Raw data:
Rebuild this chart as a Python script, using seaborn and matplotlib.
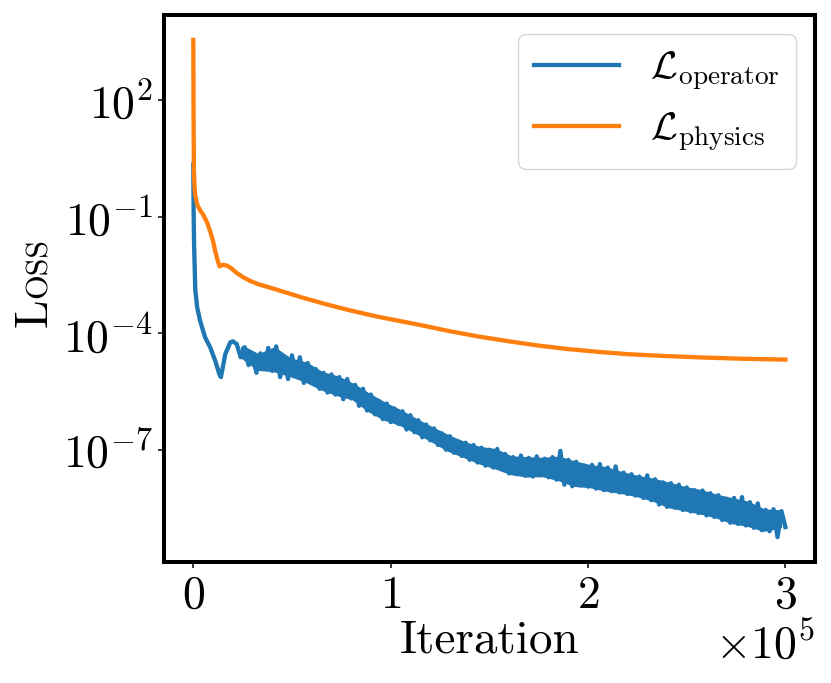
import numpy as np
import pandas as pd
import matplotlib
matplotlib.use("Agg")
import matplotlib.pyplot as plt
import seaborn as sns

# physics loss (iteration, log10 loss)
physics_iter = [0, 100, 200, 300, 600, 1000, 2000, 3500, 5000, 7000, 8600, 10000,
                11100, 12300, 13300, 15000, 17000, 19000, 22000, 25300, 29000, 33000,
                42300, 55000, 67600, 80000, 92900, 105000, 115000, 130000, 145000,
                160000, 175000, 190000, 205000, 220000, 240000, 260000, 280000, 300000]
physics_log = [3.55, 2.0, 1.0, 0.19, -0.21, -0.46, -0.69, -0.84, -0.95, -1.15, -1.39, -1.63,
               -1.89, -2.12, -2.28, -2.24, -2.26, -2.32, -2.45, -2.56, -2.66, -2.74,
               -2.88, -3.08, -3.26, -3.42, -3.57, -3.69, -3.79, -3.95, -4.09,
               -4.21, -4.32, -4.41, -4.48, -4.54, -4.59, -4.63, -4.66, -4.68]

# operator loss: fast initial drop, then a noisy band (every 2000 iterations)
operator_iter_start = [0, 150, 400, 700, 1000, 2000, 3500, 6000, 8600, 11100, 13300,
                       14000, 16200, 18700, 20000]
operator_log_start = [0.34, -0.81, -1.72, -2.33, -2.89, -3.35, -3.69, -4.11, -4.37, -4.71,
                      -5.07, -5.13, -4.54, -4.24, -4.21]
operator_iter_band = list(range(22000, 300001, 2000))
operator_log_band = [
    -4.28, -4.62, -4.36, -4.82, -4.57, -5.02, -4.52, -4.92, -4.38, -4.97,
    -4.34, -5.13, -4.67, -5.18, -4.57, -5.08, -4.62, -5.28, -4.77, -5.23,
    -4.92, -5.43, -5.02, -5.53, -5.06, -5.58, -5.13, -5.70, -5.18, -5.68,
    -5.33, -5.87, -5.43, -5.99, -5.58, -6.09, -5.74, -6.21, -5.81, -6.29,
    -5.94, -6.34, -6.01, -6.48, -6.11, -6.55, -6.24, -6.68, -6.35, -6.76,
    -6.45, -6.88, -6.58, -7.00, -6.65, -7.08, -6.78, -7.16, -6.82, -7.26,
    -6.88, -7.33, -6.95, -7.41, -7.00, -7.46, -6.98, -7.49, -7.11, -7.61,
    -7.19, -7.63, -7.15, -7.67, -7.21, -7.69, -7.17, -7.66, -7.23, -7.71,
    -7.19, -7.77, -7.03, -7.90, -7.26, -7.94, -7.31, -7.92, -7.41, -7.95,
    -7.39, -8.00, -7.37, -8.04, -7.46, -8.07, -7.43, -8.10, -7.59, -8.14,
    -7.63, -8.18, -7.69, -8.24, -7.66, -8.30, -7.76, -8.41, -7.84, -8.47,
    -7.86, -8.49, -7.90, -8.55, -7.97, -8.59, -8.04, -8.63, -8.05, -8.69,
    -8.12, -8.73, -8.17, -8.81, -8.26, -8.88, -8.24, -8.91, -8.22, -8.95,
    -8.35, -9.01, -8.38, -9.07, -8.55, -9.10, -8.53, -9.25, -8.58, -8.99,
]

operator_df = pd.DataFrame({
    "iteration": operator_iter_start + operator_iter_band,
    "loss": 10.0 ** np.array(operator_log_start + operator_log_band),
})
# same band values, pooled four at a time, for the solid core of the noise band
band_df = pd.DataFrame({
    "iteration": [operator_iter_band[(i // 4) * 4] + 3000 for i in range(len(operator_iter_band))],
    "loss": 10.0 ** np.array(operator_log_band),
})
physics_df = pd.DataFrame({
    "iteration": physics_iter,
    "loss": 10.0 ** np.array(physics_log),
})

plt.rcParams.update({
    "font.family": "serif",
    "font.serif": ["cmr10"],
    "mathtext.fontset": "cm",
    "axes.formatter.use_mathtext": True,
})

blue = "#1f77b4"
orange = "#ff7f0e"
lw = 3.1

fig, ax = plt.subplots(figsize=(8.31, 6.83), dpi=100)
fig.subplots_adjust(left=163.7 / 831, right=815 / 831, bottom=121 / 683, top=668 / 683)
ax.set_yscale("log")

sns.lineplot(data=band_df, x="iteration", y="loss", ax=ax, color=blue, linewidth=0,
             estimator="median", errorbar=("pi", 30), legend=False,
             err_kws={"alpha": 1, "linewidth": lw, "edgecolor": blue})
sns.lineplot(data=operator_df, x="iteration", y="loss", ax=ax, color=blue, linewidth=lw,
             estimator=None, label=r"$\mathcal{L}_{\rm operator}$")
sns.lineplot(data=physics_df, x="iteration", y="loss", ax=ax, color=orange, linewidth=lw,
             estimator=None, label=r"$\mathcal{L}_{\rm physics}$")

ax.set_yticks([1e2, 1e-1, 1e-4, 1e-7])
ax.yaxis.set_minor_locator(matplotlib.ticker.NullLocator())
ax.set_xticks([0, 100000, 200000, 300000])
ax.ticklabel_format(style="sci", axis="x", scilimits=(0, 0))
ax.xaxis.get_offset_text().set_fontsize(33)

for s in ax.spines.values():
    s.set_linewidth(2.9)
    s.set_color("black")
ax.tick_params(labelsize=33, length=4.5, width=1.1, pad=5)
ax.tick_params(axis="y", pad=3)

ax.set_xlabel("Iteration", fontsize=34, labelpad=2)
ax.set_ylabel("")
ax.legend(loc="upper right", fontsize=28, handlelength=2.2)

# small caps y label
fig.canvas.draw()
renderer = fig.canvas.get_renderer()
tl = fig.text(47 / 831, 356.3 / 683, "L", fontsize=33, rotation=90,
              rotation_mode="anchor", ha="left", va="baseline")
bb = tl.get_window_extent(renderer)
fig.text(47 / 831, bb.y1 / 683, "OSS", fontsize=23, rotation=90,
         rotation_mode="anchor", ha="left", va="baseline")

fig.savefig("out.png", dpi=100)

Task to complete: Copy out all of the material exactly as written, without its pictures.

Exercise result:
Rebuild this chart as a Python script, using seaborn and matplotlib.
import numpy as np
import pandas as pd
import matplotlib
matplotlib.use("Agg")
import matplotlib.pyplot as plt
import seaborn as sns

# physics loss (iteration, log10 loss)
physics_iter = [0, 100, 200, 300, 600, 1000, 2000, 3500, 5000, 7000, 8600, 10000,
                11100, 12300, 13300, 15000, 17000, 19000, 22000, 25300, 29000, 33000,
                42300, 55000, 67600, 80000, 92900, 105000, 115000, 130000, 145000,
                160000, 175000, 190000, 205000, 220000, 240000, 260000, 280000, 300000]
physics_log = [3.55, 2.0, 1.0, 0.19, -0.21, -0.46, -0.69, -0.84, -0.95, -1.15, -1.39, -1.63,
               -1.89, -2.12, -2.28, -2.24, -2.26, -2.32, -2.45, -2.56, -2.66, -2.74,
               -2.88, -3.08, -3.26, -3.42, -3.57, -3.69, -3.79, -3.95, -4.09,
               -4.21, -4.32, -4.41, -4.48, -4.54, -4.59, -4.63, -4.66, -4.68]

# operator loss: fast initial drop, then a noisy band (every 2000 iterations)
operator_iter_start = [0, 150, 400, 700, 1000, 2000, 3500, 6000, 8600, 11100, 13300,
                       14000, 16200, 18700, 20000]
operator_log_start = [0.34, -0.81, -1.72, -2.33, -2.89, -3.35, -3.69, -4.11, -4.37, -4.71,
                      -5.07, -5.13, -4.54, -4.24, -4.21]
operator_iter_band = list(range(22000, 300001, 2000))
operator_log_band = [
    -4.28, -4.62, -4.36, -4.82, -4.57, -5.02, -4.52, -4.92, -4.38, -4.97,
    -4.34, -5.13, -4.67, -5.18, -4.57, -5.08, -4.62, -5.28, -4.77, -5.23,
    -4.92, -5.43, -5.02, -5.53, -5.06, -5.58, -5.13, -5.70, -5.18, -5.68,
    -5.33, -5.87, -5.43, -5.99, -5.58, -6.09, -5.74, -6.21, -5.81, -6.29,
    -5.94, -6.34, -6.01, -6.48, -6.11, -6.55, -6.24, -6.68, -6.35, -6.76,
    -6.45, -6.88, -6.58, -7.00, -6.65, -7.08, -6.78, -7.16, -6.82, -7.26,
    -6.88, -7.33, -6.95, -7.41, -7.00, -7.46, -6.98, -7.49, -7.11, -7.61,
    -7.19, -7.63, -7.15, -7.67, -7.21, -7.69, -7.17, -7.66, -7.23, -7.71,
    -7.19, -7.77, -7.03, -7.90, -7.26, -7.94, -7.31, -7.92, -7.41, -7.95,
    -7.39, -8.00, -7.37, -8.04, -7.46, -8.07, -7.43, -8.10, -7.59, -8.14,
    -7.63, -8.18, -7.69, -8.24, -7.66, -8.30, -7.76, -8.41, -7.84, -8.47,
    -7.86, -8.49, -7.90, -8.55, -7.97, -8.59, -8.04, -8.63, -8.05, -8.69,
    -8.12, -8.73, -8.17, -8.81, -8.26, -8.88, -8.24, -8.91, -8.22, -8.95,
    -8.35, -9.01, -8.38, -9.07, -8.55, -9.10, -8.53, -9.25, -8.58, -8.99,
]

operator_df = pd.DataFrame({
    "iteration": operator_iter_start + operator_iter_band,
    "loss": 10.0 ** np.array(operator_log_start + operator_log_band),
})
# same band values, pooled four at a time, for the solid core of the noise band
band_df = pd.DataFrame({
    "iteration": [operator_iter_band[(i // 4) * 4] + 3000 for i in range(len(operator_iter_band))],
    "loss": 10.0 ** np.array(operator_log_band),
})
physics_df = pd.DataFrame({
    "iteration": physics_iter,
    "loss": 10.0 ** np.array(physics_log),
})

plt.rcParams.update({
    "font.family": "serif",
    "font.serif": ["cmr10"],
    "mathtext.fontset": "cm",
    "axes.formatter.use_mathtext": True,
})

blue = "#1f77b4"
orange = "#ff7f0e"
lw = 3.1

fig, ax = plt.subplots(figsize=(8.31, 6.83), dpi=100)
fig.subplots_adjust(left=163.7 / 831, right=815 / 831, bottom=121 / 683, top=668 / 683)
ax.set_yscale("log")

sns.lineplot(data=band_df, x="iteration", y="loss", ax=ax, color=blue, linewidth=0,
             estimator="median", errorbar=("pi", 30), legend=False,
             err_kws={"alpha": 1, "linewidth": lw, "edgecolor": blue})
sns.lineplot(data=operator_df, x="iteration", y="loss", ax=ax, color=blue, linewidth=lw,
             estimator=None, label=r"$\mathcal{L}_{\rm operator}$")
sns.lineplot(data=physics_df, x="iteration", y="loss", ax=ax, color=orange, linewidth=lw,
             estimator=None, label=r"$\mathcal{L}_{\rm physics}$")

ax.set_yticks([1e2, 1e-1, 1e-4, 1e-7])
ax.yaxis.set_minor_locator(matplotlib.ticker.NullLocator())
ax.set_xticks([0, 100000, 200000, 300000])
ax.ticklabel_format(style="sci", axis="x", scilimits=(0, 0))
ax.xaxis.get_offset_text().set_fontsize(33)

for s in ax.spines.values():
    s.set_linewidth(2.9)
    s.set_color("black")
ax.tick_params(labelsize=33, length=4.5, width=1.1, pad=5)
ax.tick_params(axis="y", pad=3)

ax.set_xlabel("Iteration", fontsize=34, labelpad=2)
ax.set_ylabel("")
ax.legend(loc="upper right", fontsize=28, handlelength=2.2)

# small caps y label
fig.canvas.draw()
renderer = fig.canvas.get_renderer()
tl = fig.text(47 / 831, 356.3 / 683, "L", fontsize=33, rotation=90,
              rotation_mode="anchor", ha="left", va="baseline")
bb = tl.get_window_extent(renderer)
fig.text(47 / 831, bb.y1 / 683, "OSS", fontsize=23, rotation=90,
         rotation_mode="anchor", ha="left", va="baseline")

fig.savefig("out.png", dpi=100)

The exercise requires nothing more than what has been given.